Er führte seine Partei gewissermaßen aus der Kulisse
In einer kleinen Firma mit lauter Kreativen wäre er damit vermutlich ein toller Chef gewesen. Aber in der FDP jener Jahre war die Kultur des Zurücknehmens eher politisches Harakiri. Jürgen Möllemann, Wolfgang Kubicki, der junge, ehrgeizige Generalsekretär Guido Westerwelle, dazu die beiden Parteivizes Rainer Brüderle aus Rheinland-Pfalz und Walter Döring aus Baden-Württemberg – bei den Liberalen gab es jede Menge Leute, die sich den Chefposten allemal selbst zugetraut hätten. Die engere FDP-Führung war damals ein Hort der Illoyalität.
Eine Schlangengrube, in der schon Gerhardts Vorgänger Klaus Kinkel gescheitert war, der 1995 nach einer Serie von Niederlagen bei Landtagswahlen und entnervt von ständiger parteiinterner Kritik das Handtuch geworfen hatte. Möglicherweise hätten nicht alle Gremienteilnehmer uneigennützige Interessen, hat Gerhardt auf seine typische Art einmal über die FDP-Führungsspitze gesagt.

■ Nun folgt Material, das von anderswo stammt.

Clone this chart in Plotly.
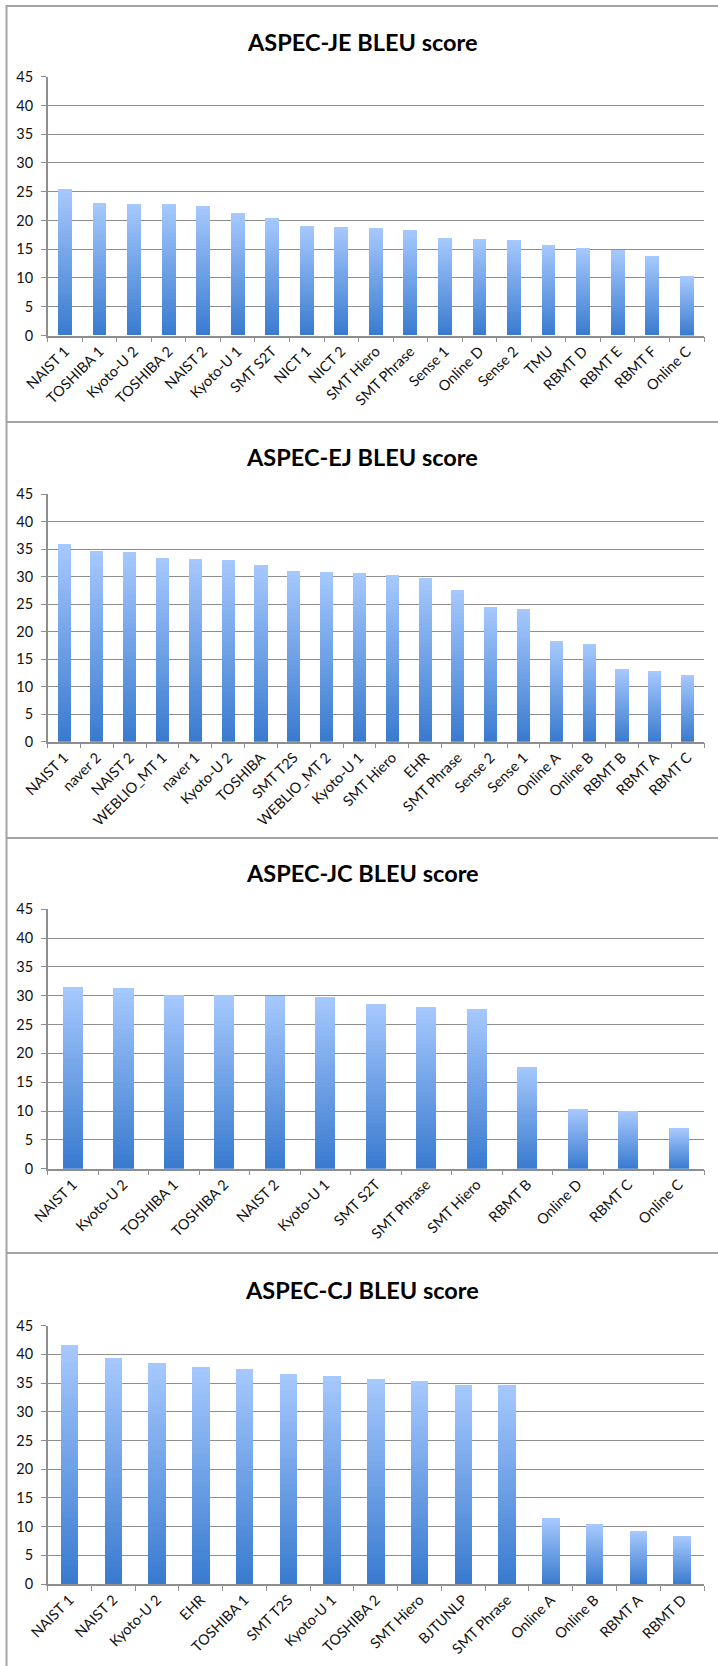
import plotly.graph_objects as go

# ---- data -------------------------------------------------------------
je_labels = ["NAIST 1", "TOSHIBA 1", "Kyoto-U 2", "TOSHIBA 2", "NAIST 2", "Kyoto-U 1",
             "SMT S2T", "NICT 1", "NICT 2", "SMT Hiero", "SMT Phrase", "Sense 1",
             "Online D", "Sense 2", "TMU", "RBMT D", "RBMT E", "RBMT F", "Online C"]
je_scores = [25.4, 23.0, 22.9, 22.9, 22.6, 21.3, 20.4, 19.0, 18.9, 18.7, 18.4, 16.9,
             16.8, 16.6, 15.8, 15.3, 14.8, 13.9, 10.3]

ej_labels = ["NAIST 1", "naver 2", "NAIST 2", "WEBLIO_MT 1", "naver 1", "Kyoto-U 2",
             "TOSHIBA", "SMT T2S", "WEBLIO_MT 2", "Kyoto-U 1", "SMT Hiero", "EHR",
             "SMT Phrase", "Sense 2", "Sense 1", "Online A", "Online B", "RBMT B",
             "RBMT A", "RBMT C"]
ej_scores = [35.9, 34.6, 34.4, 33.3, 33.2, 33.1, 32.1, 31.1, 30.8, 30.7, 30.2, 29.8,
             27.5, 24.4, 24.1, 18.3, 17.8, 13.2, 12.9, 12.2]

jc_labels = ["NAIST 1", "Kyoto-U 2", "TOSHIBA 1", "TOSHIBA 2", "NAIST 2", "Kyoto-U 1",
             "SMT S2T", "SMT Phrase", "SMT Hiero", "RBMT B", "Online D", "RBMT C",
             "Online C"]
jc_scores = [31.6, 31.3, 30.2, 30.1, 30.0, 29.8, 28.6, 28.0, 27.7, 17.7, 10.3, 9.9, 7.0]

cj_labels = ["NAIST 1", "NAIST 2", "Kyoto-U 2", "EHR", "TOSHIBA 1", "SMT T2S",
             "Kyoto-U 1", "TOSHIBA 2", "SMT Hiero", "BJTUNLP", "SMT Phrase",
             "Online A", "Online B", "RBMT A", "RBMT D"]
cj_scores = [41.7, 39.3, 38.5, 37.8, 37.4, 36.5, 36.2, 35.8, 35.4, 34.7, 34.6,
             11.5, 10.4, 9.3, 8.3]

titles = ["ASPEC-JE BLEU score", "ASPEC-EJ BLEU score",
          "ASPEC-JC BLEU score", "ASPEC-CJ BLEU score"]

# ---- page geometry (pixels) --------------------------------------------
W, H = 718, 1666
plot_left, plot_right = 47.7, 704.0
panels_px = [  # (axis top at 45, axis bottom at 0, title centre, frame top)
    (76.7, 335.5, 42, 6),
    (494.0, 741.7, 457, 422),
    (909.3, 1168.7, 873, 838),
    (1325.7, 1584.0, 1290, 1253),
]

GRID = "#8e8e8e"
TEXT = "#111111"
FONT = "Lato"
N_SLICES = 40
BOTTOM_RGB = (58, 123, 207)
TOP_RGB = (165, 200, 253)


def px_x(x):
    return x / W


def px_y(y):
    return 1 - y / H


def slice_colour(k):
    t = k / (N_SLICES - 1)
    r, g, b = (round(a + (c - a) * t) for a, c in zip(BOTTOM_RGB, TOP_RGB))
    return f"rgb({r},{g},{b})"


fig = go.Figure()
datasets = [(je_labels, je_scores), (ej_labels, ej_scores),
            (jc_labels, jc_scores), (cj_labels, cj_scores)]

layout_axes = {}
annotations = []
shapes = []

for i, ((labels, scores), title, (ytop, ybot, ytitle, yframe)) in enumerate(
        zip(datasets, titles, panels_px), start=1):
    xa = "x" if i == 1 else f"x{i}"
    ya = "y" if i == 1 else f"y{i}"
    # gradient bars: each bar is stacked from thin slices shading dark to light
    for k in range(N_SLICES):
        fig.add_trace(go.Bar(
            x=labels, y=[s / N_SLICES for s in scores],
            customdata=scores,
            hovertemplate="%{x}: %{customdata}<extra></extra>",
            marker=dict(color=slice_colour(k), line=dict(width=0)),
            xaxis=xa, yaxis=ya, showlegend=False,
        ))
    xname = "xaxis" if i == 1 else f"xaxis{i}"
    yname = "yaxis" if i == 1 else f"yaxis{i}"
    layout_axes[xname] = dict(
        domain=[px_x(plot_left), px_x(plot_right)], anchor=ya, automargin=False,
        type="category", categoryorder="array", categoryarray=labels,
        showline=True, linecolor=GRID, linewidth=1.5,
        ticks="outside", tickson="boundaries", ticklen=5, tickcolor=GRID, tickwidth=1.2,
        tickangle=-45, showgrid=False, fixedrange=True,
        tickfont=dict(family=FONT, size=14.5, color=TEXT),
    )
    layout_axes[yname] = dict(
        domain=[px_y(ybot), px_y(ytop)], anchor=xa, automargin=False,
        range=[0, 45], dtick=5, tick0=0,
        showgrid=True, gridcolor=GRID, gridwidth=1.3, zeroline=False,
        showline=True, linecolor=GRID, linewidth=1.5,
        ticks="outside", ticklen=5, tickcolor=GRID, tickwidth=1.2,
        ticklabelstandoff=5, fixedrange=True,
        tickfont=dict(family=FONT, size=14.5, color=TEXT),
    )
    annotations.append(dict(
        text=f"<b>{title}</b>", x=px_x(362), y=px_y(ytitle),
        xref="paper", yref="paper", xanchor="center", yanchor="middle",
        showarrow=False, font=dict(family=FONT, size=23.5, color="#000000"),
    ))
    # frame line along the top of each panel
    shapes.append(dict(type="line", xref="paper", yref="paper",
                       x0=px_x(6), x1=1, y0=px_y(yframe), y1=px_y(yframe),
                       line=dict(color="#a3a3a3", width=2)))

# left frame edge running down all panels
shapes.append(dict(type="line", xref="paper", yref="paper",
                   x0=px_x(6.5), x1=px_x(6.5), y0=0, y1=px_y(5),
                   line=dict(color="#a3a3a3", width=2)))

fig.update_layout(
    width=W, height=H, autosize=False,
    margin=dict(l=0, r=0, t=0, b=0, pad=0, autoexpand=False),
    paper_bgcolor="white", plot_bgcolor="white",
    barmode="stack", bargap=0.6,
    annotations=annotations, shapes=shapes,
    showlegend=False,
    **layout_axes,
)

# the page itself gets no margin so the figure fills the window exactly
fig.write_html(
    "out.html",
    config={"displayModeBar": False},
    post_script="document.body.style.margin='0';document.body.style.padding='0';",
)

Solange die schwarz-gelbe Koalition unter Helmut Kohl regierte, fiel es nicht weiter auf, dass Gerhardt die Partei gewissermaßen aus der Kulisse führte. Denn da gab es ja noch die Minister, den Fraktionschef und den Generalsekretär.
Als er im Jahr 2000 ein Machtwort sprechen wollte, machte sich Kubicki über ihn lustig
Aber nach dem Wahlsieg von Rot-Grün 1998 wurde seine höfliche, zurückhaltende Art endgültig ein Problem für Gerhardt. In seiner Partei und auch in der öffentlichen Wahrnehmung galt Gerhardt als treuer Gefolgsmann der Union. Ein Etikett, gegen das er sich zwar immer wehrte, allerdings auf eine Weise, die schon damals skurril war. Heute, im atemlosen, aufgeheizten Klima der sozialen Medien würde das erst recht nicht mehr funktionieren. In einem Gespräch im Sommer 2000 sagte er, er habe überhaupt kein Problem damit, bei der nächsten Wahl 2002 mit der SPD zu koalieren, „aber ich muss es heute nicht sagen“. Das wäre so, als würde Markus Söder immer an die Kanzlerkandidatur denken, aber nie davon reden.
Vor allem Möllemann und Kubicki drängten nach 1998 auf eine Öffnung hin zur SPD, um künftige Machtoptionen für die FDP zu wahren. Heute würde Kubicki am liebsten die Ampel in die Luft sprengen, um in die Arme der Union zurückzukehren. Wie rüde die FDP damals mit ihrem Vorsitzenden umging, zeigt eine Episode vor dem Parteitag im Jahr 2000. Gerhardt wollte dort ein Machtwort sprechen, um seine Kritiker in die Schranken zu weisen. Daraufhin stellte Kubicki ein Foto ins Internet, das Gerhardt mit erhobenen Zeigefinger zeigte – und darunter die Worte: „Das Machtwort. Du! Du! Du!“
2001 musste Gerhardt sein Amt nach zunehmender innerparteilicher Kritik an Westerwelle abgeben, 2006 löste ihn Westerwelle auch als Fraktionschef ab. Gerhardt übernahm danach den Vorsitz der Naumann-Stiftung, den er bis 2018 behielt. Seinen eigentlichen politischen Traum hatte er schon ein Jahr früher begraben müssen. Gerhardt, der 1994 aus dem hessischen Landtag in die Bundespolitik gewechselt war, war 2005 im Falle einer Regierungsbeteiligung der FDP als Außenminister vorgesehen. Doch dazu kam es nicht.